Records from a data collection:
• • •

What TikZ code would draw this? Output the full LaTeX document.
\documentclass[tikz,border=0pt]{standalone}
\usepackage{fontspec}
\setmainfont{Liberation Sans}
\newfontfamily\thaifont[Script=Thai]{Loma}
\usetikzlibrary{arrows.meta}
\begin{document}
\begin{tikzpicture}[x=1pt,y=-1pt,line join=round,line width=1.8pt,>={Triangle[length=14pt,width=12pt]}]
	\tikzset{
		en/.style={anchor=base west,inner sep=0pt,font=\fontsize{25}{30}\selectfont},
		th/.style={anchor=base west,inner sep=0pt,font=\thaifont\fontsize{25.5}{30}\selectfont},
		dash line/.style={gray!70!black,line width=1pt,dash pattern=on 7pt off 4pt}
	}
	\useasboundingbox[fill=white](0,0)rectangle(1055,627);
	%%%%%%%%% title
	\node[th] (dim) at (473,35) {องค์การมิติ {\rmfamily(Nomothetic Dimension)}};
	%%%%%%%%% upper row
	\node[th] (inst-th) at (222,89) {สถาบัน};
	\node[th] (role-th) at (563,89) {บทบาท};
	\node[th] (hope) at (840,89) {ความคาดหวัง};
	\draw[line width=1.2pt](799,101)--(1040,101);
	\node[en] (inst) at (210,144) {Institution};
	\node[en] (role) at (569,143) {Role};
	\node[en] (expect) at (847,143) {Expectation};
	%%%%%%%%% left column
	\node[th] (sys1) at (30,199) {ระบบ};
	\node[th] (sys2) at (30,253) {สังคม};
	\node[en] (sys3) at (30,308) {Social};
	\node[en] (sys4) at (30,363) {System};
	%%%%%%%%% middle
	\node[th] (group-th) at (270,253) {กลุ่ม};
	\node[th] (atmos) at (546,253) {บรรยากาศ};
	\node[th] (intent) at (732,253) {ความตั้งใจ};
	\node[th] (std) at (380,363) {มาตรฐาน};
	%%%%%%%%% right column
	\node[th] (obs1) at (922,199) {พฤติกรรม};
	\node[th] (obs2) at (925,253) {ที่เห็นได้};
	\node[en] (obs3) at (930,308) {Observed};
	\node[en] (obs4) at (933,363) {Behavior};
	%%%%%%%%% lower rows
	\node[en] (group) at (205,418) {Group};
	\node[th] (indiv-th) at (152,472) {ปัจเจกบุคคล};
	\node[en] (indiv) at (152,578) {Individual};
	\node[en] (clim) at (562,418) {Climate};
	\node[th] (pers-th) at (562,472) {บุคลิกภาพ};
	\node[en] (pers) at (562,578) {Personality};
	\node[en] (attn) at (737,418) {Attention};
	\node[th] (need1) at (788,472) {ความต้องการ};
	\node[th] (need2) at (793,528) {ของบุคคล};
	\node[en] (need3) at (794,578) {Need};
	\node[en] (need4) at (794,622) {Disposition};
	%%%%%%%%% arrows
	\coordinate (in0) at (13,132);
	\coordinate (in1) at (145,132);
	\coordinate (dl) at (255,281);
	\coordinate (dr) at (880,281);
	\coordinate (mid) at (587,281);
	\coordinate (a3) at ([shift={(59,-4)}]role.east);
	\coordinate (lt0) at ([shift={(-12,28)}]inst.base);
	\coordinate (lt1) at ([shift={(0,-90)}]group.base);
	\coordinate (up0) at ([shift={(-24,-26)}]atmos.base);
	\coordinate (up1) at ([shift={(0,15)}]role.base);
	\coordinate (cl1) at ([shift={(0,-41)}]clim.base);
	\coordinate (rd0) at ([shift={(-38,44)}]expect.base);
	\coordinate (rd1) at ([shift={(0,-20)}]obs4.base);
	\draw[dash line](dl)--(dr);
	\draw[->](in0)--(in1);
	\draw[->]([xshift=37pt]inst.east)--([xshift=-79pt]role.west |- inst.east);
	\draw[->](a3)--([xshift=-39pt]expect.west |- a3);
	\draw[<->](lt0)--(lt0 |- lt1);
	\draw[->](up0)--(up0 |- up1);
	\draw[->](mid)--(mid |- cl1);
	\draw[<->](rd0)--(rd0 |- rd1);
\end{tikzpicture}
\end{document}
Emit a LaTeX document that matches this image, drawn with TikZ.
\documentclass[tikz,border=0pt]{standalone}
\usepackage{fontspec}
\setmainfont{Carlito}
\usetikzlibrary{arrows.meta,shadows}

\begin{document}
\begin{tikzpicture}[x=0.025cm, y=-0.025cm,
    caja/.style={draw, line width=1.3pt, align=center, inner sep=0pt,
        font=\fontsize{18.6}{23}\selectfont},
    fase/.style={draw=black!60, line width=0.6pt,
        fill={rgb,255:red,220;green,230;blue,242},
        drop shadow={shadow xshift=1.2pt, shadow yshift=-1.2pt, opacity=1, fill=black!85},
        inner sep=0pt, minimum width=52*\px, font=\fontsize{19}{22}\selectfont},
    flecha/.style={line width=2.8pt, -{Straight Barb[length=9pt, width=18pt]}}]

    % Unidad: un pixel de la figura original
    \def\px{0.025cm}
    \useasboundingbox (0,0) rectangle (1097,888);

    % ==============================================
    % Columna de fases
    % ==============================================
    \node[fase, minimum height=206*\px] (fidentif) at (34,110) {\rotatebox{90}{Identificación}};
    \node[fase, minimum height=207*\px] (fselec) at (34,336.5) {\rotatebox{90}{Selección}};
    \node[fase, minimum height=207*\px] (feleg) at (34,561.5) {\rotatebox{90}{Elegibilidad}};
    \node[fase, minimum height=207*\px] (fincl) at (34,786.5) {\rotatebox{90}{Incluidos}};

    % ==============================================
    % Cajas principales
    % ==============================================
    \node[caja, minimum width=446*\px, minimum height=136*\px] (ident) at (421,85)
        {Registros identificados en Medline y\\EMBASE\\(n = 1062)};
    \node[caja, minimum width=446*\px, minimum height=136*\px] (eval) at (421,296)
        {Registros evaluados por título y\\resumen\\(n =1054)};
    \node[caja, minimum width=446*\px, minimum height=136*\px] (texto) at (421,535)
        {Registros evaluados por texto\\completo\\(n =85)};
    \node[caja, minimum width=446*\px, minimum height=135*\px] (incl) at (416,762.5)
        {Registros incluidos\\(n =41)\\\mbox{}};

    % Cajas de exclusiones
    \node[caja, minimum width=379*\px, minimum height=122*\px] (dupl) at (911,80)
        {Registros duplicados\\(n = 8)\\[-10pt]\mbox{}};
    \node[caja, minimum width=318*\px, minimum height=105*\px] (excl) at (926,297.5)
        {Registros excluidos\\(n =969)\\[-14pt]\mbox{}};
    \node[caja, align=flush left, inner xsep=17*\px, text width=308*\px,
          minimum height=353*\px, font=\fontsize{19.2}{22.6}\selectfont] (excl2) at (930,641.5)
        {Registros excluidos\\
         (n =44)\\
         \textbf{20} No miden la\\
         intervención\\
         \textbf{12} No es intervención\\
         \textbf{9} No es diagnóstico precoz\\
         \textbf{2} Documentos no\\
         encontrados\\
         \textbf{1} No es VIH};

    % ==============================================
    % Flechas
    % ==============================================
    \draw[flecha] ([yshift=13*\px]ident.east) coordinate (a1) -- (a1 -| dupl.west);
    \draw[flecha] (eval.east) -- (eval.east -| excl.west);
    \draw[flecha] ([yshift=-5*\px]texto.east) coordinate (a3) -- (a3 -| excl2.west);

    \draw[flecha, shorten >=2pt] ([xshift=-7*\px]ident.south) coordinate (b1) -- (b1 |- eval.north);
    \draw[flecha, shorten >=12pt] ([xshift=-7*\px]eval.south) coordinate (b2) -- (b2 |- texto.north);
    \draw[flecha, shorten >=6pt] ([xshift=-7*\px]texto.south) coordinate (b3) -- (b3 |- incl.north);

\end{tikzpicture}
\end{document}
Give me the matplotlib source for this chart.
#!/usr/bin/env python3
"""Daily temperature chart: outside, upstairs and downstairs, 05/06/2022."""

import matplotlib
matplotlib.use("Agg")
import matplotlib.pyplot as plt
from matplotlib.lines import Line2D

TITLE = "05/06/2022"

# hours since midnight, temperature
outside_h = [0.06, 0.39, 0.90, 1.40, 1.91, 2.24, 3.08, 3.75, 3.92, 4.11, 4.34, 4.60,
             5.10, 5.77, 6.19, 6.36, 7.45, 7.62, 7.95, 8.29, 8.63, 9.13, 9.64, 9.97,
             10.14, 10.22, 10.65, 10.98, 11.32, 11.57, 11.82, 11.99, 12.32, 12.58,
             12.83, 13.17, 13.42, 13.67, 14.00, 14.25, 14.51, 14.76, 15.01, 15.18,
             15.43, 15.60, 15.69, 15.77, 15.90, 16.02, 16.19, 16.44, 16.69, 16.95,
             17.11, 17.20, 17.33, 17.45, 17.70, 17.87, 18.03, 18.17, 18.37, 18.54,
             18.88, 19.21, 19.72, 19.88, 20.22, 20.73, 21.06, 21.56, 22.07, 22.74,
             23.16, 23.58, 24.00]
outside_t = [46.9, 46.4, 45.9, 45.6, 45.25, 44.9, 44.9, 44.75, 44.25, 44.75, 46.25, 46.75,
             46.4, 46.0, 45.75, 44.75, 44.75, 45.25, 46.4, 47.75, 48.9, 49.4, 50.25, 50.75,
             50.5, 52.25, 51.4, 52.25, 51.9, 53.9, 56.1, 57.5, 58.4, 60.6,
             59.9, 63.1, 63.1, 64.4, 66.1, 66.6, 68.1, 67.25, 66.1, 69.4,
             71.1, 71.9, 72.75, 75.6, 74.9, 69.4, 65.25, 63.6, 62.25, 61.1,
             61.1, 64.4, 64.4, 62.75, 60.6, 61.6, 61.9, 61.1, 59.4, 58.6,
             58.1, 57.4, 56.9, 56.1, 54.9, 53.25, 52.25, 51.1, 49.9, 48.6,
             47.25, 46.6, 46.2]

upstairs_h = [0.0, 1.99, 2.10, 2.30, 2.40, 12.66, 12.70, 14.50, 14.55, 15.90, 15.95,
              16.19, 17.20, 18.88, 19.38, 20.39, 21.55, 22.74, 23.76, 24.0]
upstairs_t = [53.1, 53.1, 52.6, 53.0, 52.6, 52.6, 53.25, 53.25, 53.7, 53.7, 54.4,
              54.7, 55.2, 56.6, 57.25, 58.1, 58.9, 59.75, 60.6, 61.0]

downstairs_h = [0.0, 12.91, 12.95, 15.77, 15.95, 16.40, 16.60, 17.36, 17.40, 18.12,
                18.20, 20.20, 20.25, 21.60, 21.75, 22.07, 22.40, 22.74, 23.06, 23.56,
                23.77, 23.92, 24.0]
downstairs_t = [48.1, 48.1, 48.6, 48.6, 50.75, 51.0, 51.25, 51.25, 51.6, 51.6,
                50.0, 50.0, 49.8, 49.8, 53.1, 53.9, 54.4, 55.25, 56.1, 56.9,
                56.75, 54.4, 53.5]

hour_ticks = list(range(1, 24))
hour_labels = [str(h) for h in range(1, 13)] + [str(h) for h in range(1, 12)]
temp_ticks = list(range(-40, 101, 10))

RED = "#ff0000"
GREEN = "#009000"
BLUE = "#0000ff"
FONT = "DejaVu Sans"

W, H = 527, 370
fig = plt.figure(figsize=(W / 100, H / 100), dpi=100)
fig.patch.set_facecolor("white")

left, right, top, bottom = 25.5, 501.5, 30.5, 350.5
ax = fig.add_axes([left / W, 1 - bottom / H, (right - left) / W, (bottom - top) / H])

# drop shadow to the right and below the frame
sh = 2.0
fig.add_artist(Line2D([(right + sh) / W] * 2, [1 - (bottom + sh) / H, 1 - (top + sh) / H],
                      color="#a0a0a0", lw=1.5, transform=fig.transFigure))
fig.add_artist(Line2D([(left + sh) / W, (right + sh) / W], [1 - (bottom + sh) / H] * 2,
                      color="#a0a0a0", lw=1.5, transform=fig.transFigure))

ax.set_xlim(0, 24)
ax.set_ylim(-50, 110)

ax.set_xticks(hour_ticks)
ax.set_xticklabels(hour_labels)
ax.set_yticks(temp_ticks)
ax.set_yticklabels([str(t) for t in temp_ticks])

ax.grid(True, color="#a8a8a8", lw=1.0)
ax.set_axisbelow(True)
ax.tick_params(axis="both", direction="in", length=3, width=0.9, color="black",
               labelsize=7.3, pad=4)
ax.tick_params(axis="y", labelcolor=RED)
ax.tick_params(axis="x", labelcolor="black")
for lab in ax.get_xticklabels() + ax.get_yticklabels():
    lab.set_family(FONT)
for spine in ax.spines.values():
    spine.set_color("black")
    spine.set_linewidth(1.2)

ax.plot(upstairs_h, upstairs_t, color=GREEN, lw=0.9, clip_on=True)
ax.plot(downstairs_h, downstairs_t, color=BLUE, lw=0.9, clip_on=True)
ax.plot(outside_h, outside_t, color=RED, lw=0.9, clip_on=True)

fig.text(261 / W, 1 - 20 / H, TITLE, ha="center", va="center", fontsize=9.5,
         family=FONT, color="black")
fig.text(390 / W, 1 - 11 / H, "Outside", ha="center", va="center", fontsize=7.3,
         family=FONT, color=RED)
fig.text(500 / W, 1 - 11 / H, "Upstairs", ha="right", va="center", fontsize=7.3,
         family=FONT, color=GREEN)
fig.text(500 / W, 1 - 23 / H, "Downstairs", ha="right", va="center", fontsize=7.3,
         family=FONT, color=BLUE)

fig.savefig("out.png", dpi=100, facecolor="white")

• • •

WORK REQUIRED: Write out again only the lines from the line containing "Give me the matplotlib source for this chart." through the line containing "from matplotlib.lines import Line2D", both included, exactly as they are.

FINISHED ANSWER:
Give me the matplotlib source for this chart.
#!/usr/bin/env python3
"""Daily temperature chart: outside, upstairs and downstairs, 05/06/2022."""

import matplotlib
matplotlib.use("Agg")
import matplotlib.pyplot as plt
from matplotlib.lines import Line2D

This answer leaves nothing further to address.